Figure scripts:
****************************************

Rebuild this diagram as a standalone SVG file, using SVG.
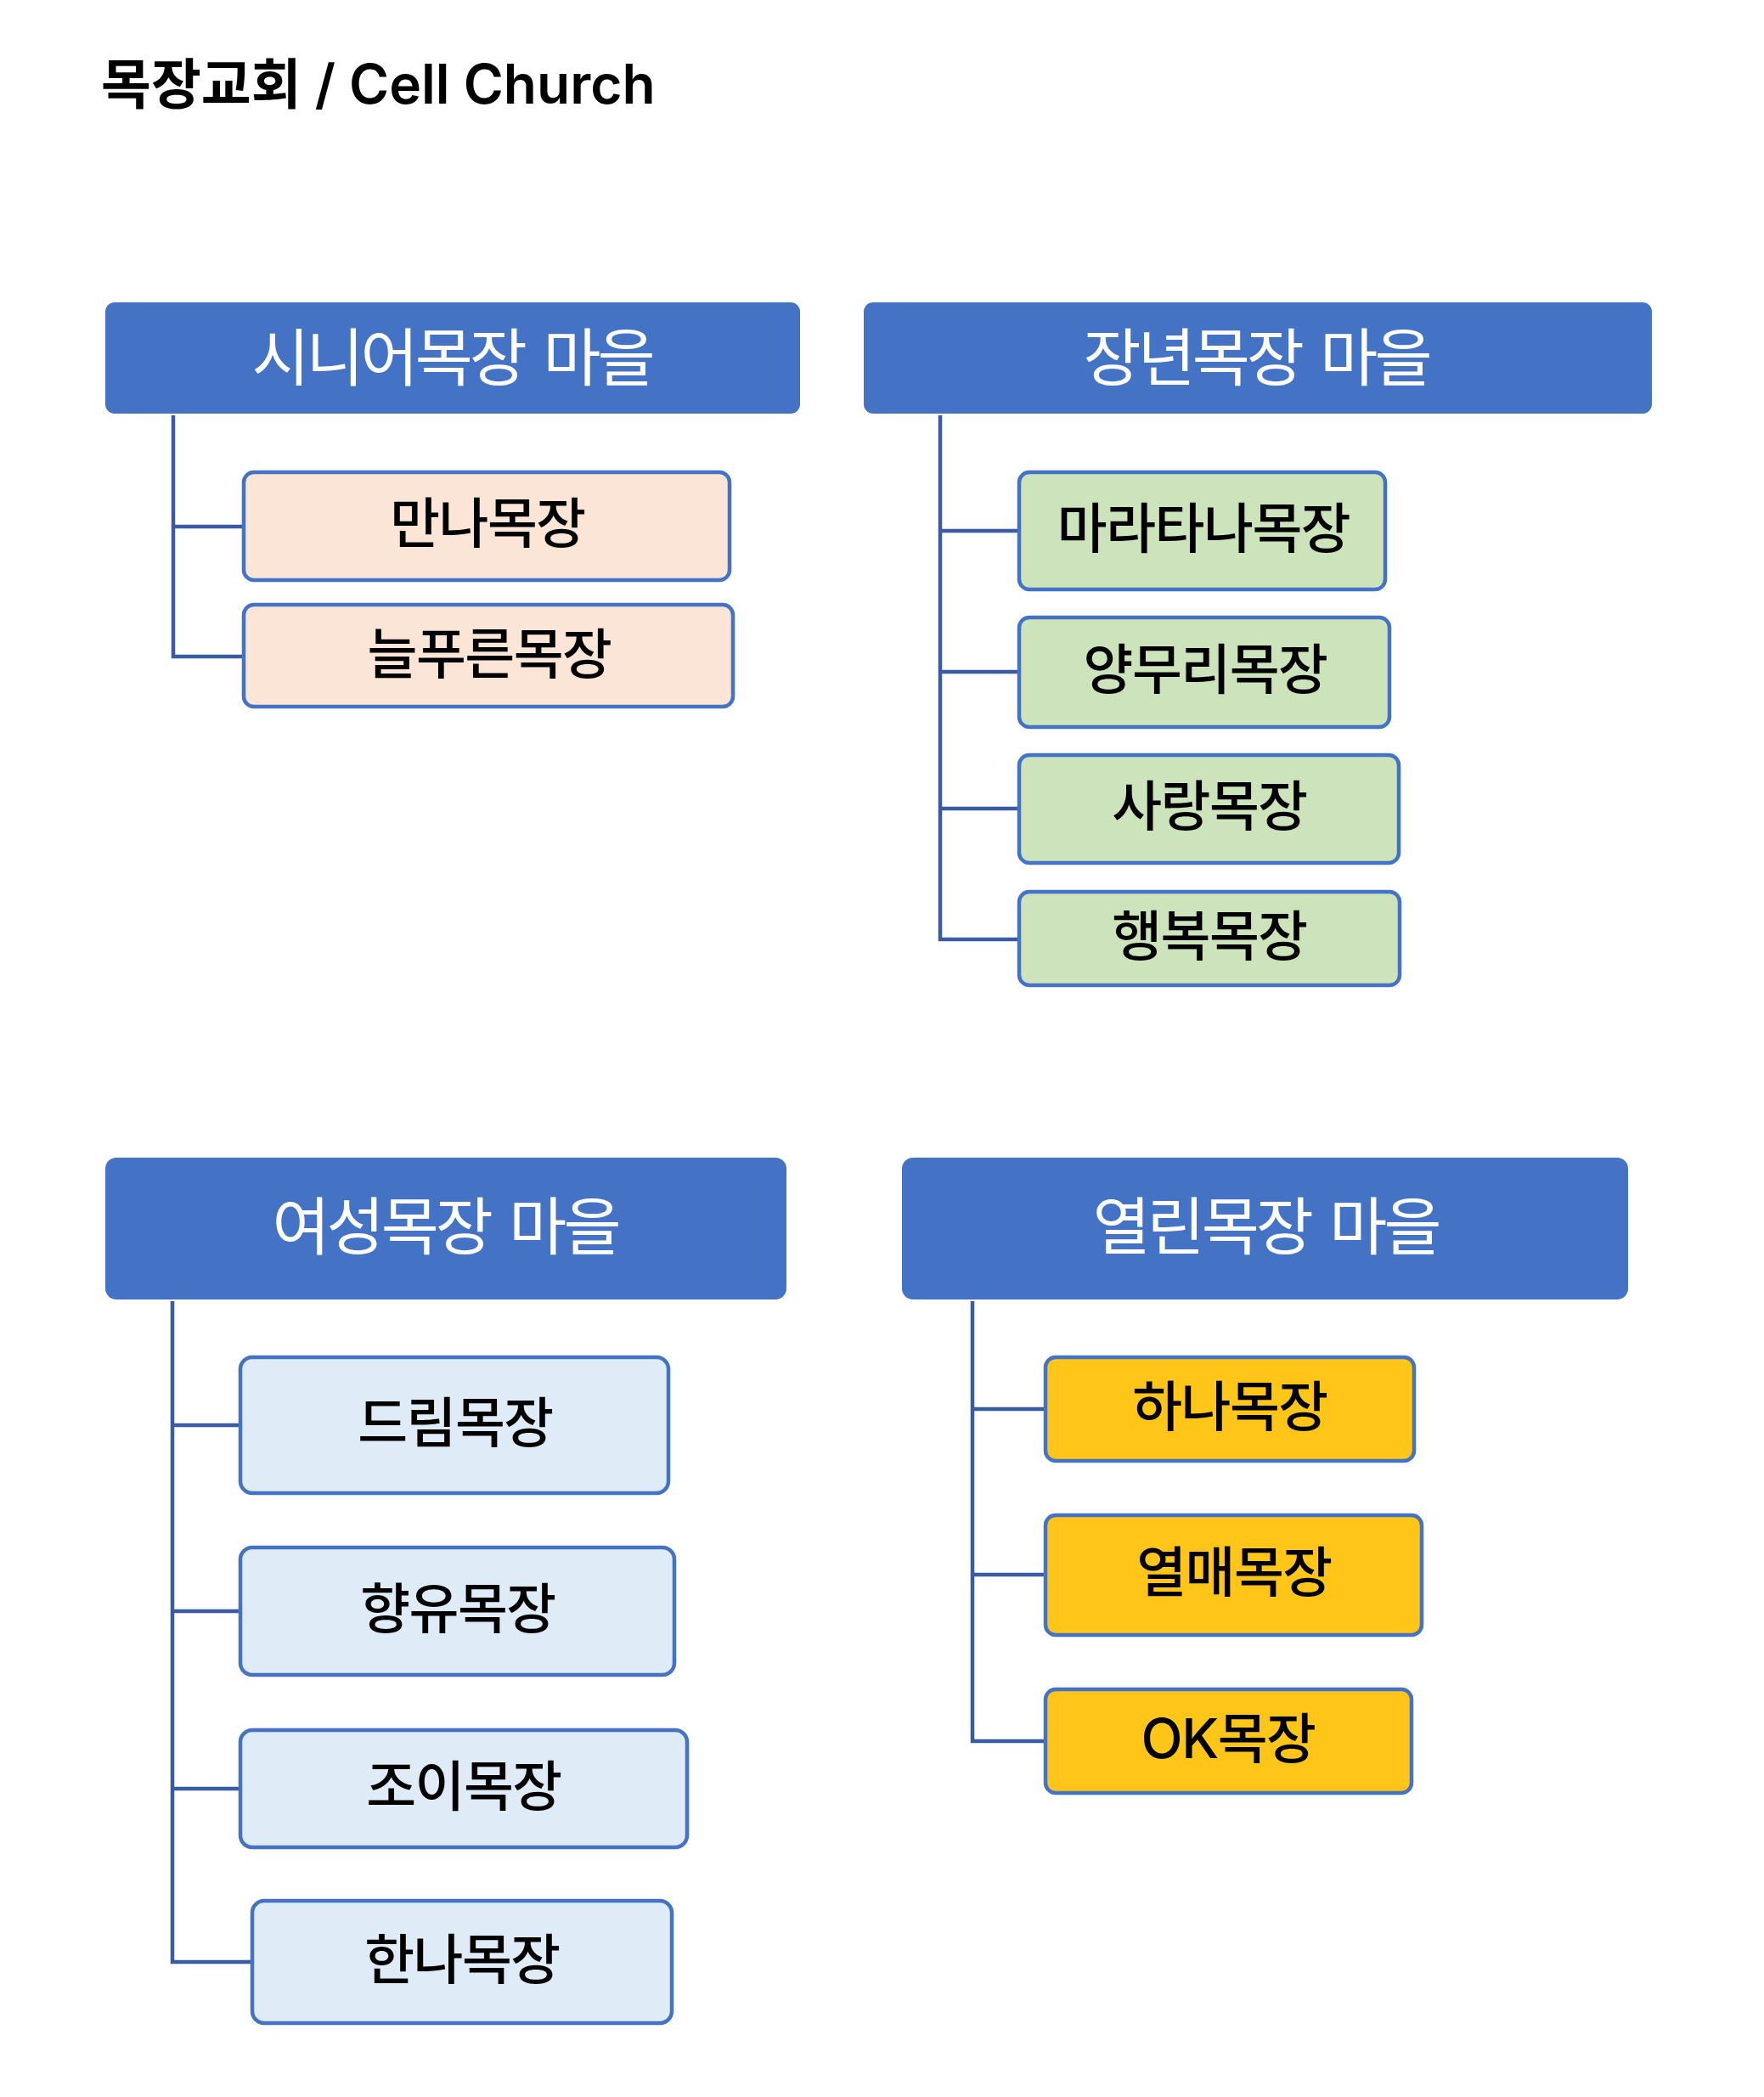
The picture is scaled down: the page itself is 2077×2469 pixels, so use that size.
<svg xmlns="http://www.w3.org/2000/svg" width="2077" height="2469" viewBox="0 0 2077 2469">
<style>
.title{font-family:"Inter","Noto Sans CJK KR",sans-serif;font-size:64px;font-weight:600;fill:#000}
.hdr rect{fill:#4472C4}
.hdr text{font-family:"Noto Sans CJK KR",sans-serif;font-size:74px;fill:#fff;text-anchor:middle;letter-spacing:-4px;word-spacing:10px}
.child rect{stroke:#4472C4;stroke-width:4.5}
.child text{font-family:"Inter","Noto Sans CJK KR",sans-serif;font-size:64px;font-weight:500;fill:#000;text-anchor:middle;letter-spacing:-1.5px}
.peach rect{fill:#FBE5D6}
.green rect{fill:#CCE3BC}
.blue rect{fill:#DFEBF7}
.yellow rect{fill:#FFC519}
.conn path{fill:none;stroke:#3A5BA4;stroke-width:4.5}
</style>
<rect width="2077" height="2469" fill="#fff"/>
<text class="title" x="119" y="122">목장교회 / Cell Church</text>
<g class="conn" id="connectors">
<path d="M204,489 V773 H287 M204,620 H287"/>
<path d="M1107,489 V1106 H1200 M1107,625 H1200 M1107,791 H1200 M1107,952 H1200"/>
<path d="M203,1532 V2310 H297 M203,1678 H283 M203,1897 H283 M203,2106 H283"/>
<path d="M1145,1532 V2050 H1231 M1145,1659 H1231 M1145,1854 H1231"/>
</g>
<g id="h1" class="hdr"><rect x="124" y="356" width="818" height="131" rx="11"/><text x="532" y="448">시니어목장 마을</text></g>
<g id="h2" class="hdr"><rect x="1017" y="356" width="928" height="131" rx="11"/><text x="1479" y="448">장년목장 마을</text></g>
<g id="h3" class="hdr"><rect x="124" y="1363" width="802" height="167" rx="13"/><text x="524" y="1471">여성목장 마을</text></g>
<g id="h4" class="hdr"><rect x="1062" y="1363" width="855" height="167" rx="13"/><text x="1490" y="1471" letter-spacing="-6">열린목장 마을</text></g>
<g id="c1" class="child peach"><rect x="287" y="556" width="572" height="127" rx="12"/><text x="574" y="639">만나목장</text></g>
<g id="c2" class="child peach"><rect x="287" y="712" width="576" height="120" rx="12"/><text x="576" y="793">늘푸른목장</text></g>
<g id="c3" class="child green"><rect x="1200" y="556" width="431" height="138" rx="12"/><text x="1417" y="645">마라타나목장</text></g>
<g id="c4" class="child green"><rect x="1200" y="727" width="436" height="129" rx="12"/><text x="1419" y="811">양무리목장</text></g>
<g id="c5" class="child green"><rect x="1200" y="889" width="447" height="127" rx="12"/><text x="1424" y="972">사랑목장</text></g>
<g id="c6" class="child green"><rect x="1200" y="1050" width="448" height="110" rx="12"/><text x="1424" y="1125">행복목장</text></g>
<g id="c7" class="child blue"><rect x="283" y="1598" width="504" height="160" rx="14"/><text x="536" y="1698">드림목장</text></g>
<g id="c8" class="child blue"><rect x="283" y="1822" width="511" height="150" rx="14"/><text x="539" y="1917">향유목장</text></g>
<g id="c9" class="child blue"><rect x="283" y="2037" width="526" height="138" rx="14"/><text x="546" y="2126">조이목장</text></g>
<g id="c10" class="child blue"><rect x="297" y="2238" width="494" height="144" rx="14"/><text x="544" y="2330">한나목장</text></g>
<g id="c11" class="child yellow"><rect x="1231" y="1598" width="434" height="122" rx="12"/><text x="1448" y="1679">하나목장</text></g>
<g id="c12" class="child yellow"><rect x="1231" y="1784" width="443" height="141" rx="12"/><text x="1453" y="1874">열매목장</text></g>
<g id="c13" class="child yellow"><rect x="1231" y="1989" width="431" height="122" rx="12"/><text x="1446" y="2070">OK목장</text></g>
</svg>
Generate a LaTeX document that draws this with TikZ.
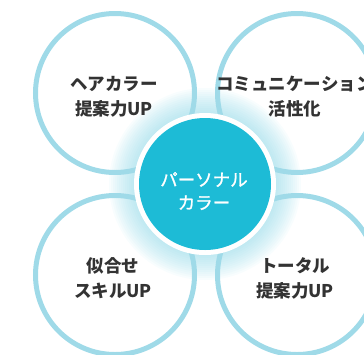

****************************************

# [WORK TO COMPLETE]
Output a faithful copy of the data, with each picture left out.

# [SOLUTION TO THIS PROBLEM]
Rebuild this diagram as a standalone SVG file, using SVG.
The picture is scaled down: the page itself is 2077×2469 pixels, so use that size.
<svg xmlns="http://www.w3.org/2000/svg" width="2077" height="2469" viewBox="0 0 2077 2469">
<style>
.title{font-family:"Inter","Noto Sans CJK KR",sans-serif;font-size:64px;font-weight:600;fill:#000}
.hdr rect{fill:#4472C4}
.hdr text{font-family:"Noto Sans CJK KR",sans-serif;font-size:74px;fill:#fff;text-anchor:middle;letter-spacing:-4px;word-spacing:10px}
.child rect{stroke:#4472C4;stroke-width:4.5}
.child text{font-family:"Inter","Noto Sans CJK KR",sans-serif;font-size:64px;font-weight:500;fill:#000;text-anchor:middle;letter-spacing:-1.5px}
.peach rect{fill:#FBE5D6}
.green rect{fill:#CCE3BC}
.blue rect{fill:#DFEBF7}
.yellow rect{fill:#FFC519}
.conn path{fill:none;stroke:#3A5BA4;stroke-width:4.5}
</style>
<rect width="2077" height="2469" fill="#fff"/>
<text class="title" x="119" y="122">목장교회 / Cell Church</text>
<g class="conn" id="connectors">
<path d="M204,489 V773 H287 M204,620 H287"/>
<path d="M1107,489 V1106 H1200 M1107,625 H1200 M1107,791 H1200 M1107,952 H1200"/>
<path d="M203,1532 V2310 H297 M203,1678 H283 M203,1897 H283 M203,2106 H283"/>
<path d="M1145,1532 V2050 H1231 M1145,1659 H1231 M1145,1854 H1231"/>
</g>
<g id="h1" class="hdr"><rect x="124" y="356" width="818" height="131" rx="11"/><text x="532" y="448">시니어목장 마을</text></g>
<g id="h2" class="hdr"><rect x="1017" y="356" width="928" height="131" rx="11"/><text x="1479" y="448">장년목장 마을</text></g>
<g id="h3" class="hdr"><rect x="124" y="1363" width="802" height="167" rx="13"/><text x="524" y="1471">여성목장 마을</text></g>
<g id="h4" class="hdr"><rect x="1062" y="1363" width="855" height="167" rx="13"/><text x="1490" y="1471" letter-spacing="-6">열린목장 마을</text></g>
<g id="c1" class="child peach"><rect x="287" y="556" width="572" height="127" rx="12"/><text x="574" y="639">만나목장</text></g>
<g id="c2" class="child peach"><rect x="287" y="712" width="576" height="120" rx="12"/><text x="576" y="793">늘푸른목장</text></g>
<g id="c3" class="child green"><rect x="1200" y="556" width="431" height="138" rx="12"/><text x="1417" y="645">마라타나목장</text></g>
<g id="c4" class="child green"><rect x="1200" y="727" width="436" height="129" rx="12"/><text x="1419" y="811">양무리목장</text></g>
<g id="c5" class="child green"><rect x="1200" y="889" width="447" height="127" rx="12"/><text x="1424" y="972">사랑목장</text></g>
<g id="c6" class="child green"><rect x="1200" y="1050" width="448" height="110" rx="12"/><text x="1424" y="1125">행복목장</text></g>
<g id="c7" class="child blue"><rect x="283" y="1598" width="504" height="160" rx="14"/><text x="536" y="1698">드림목장</text></g>
<g id="c8" class="child blue"><rect x="283" y="1822" width="511" height="150" rx="14"/><text x="539" y="1917">향유목장</text></g>
<g id="c9" class="child blue"><rect x="283" y="2037" width="526" height="138" rx="14"/><text x="546" y="2126">조이목장</text></g>
<g id="c10" class="child blue"><rect x="297" y="2238" width="494" height="144" rx="14"/><text x="544" y="2330">한나목장</text></g>
<g id="c11" class="child yellow"><rect x="1231" y="1598" width="434" height="122" rx="12"/><text x="1448" y="1679">하나목장</text></g>
<g id="c12" class="child yellow"><rect x="1231" y="1784" width="443" height="141" rx="12"/><text x="1453" y="1874">열매목장</text></g>
<g id="c13" class="child yellow"><rect x="1231" y="1989" width="431" height="122" rx="12"/><text x="1446" y="2070">OK목장</text></g>
</svg>
Generate a LaTeX document that draws this with TikZ.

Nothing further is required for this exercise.